Le Potato - how to read the GPIO pin state?

I’m trying to control a simple relay and get it’s status.
I’m using a fresh install of the latest 2022-09-22 raspbian.
I tried “sudo lgpio get 38” and “gpioget gpiochip1 82” commands I saw somewhere in the forum, but I guess they do not really work in this case.
Is there a workaround or am I doing something wrong?
Thank you!

Are you trying to read a state you set or trying to get the voltage of the relay? The get command reads the voltage of the GPIO digitally as 0 for 0V or 1 for 3.3V. If you are trying to control the relay, you use set.

I’m trying to read the state I set. I can control the relay using the “gpioset gpiochip1 82=0” or “sudo lgpio set 38=1” commands, but the get commands always return 1, even after the pin was set to 0.
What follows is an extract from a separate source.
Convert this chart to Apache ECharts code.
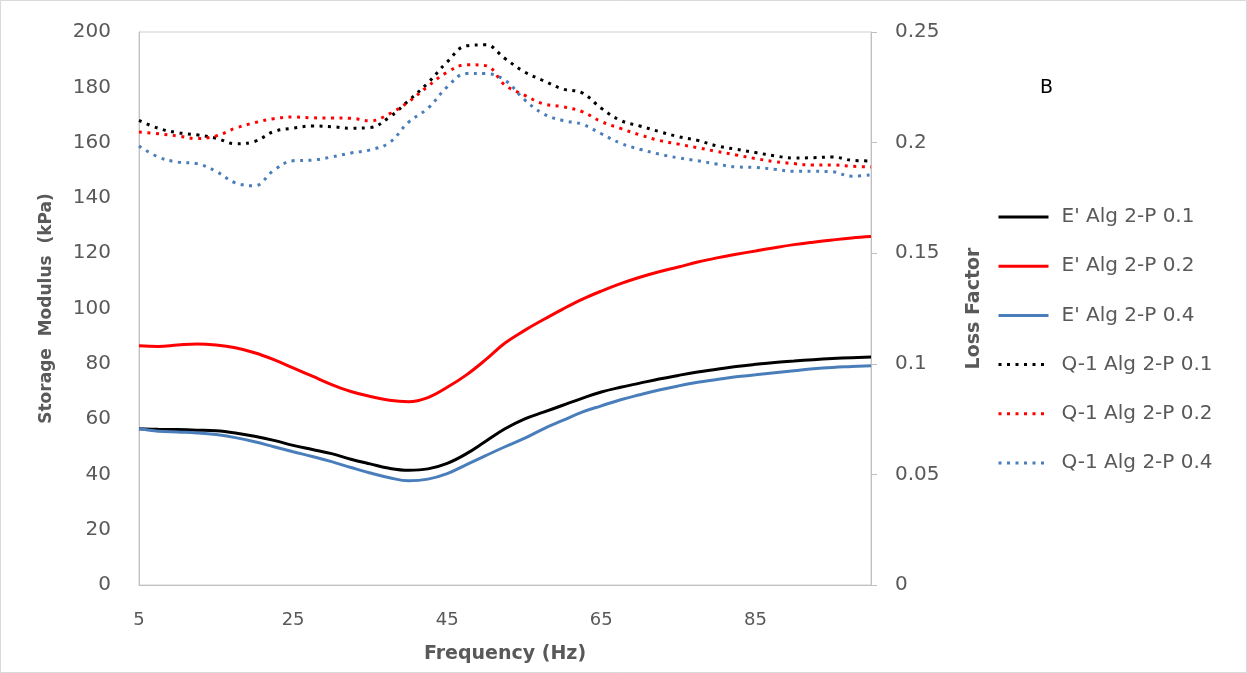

You misunderstand GPIO get and set. Get turns the GPIO into Hi Z mode and reads the voltage level. Set turns the GPIO into push mode where it either pushes the voltage to 3.3V or 0V. You don’t read back the voltage you set with get. You need to track your last state.

So there is no way to read the GPIO pin state, if I’m using it in a push mode? Only tracking the last change?
"raspi-gpio get " is doing exactly what I need on the RPi, is there maybe an alternative on the Le Potato or perhaps a python command instead ? :slight_smile:

For anyone interested, I found a simple workaround, thanks to @librecomputer reply:
Connect the relay to 2 pins, e.g pin 82 & 84.
Control the relay using “gpioset gpiochip1 82=0”
Read the relay (or pin 82) status using “gpioget gpiochip1 84”

GPIOs are suppose to work fast. The pinctrl subsystem doesn’t have a reverse function to read back the state of pinctrl. You need to keep track of the last set state if that matters to you. Alternatively, you can set it again.

Raspberry Pi’s “ecosystem” is close a giant hack of proprietary and incorrectly engineered libraries. They break between versions and people spend a ton of effort re-engineering it. We don’t have that kind of bandwidth to waste.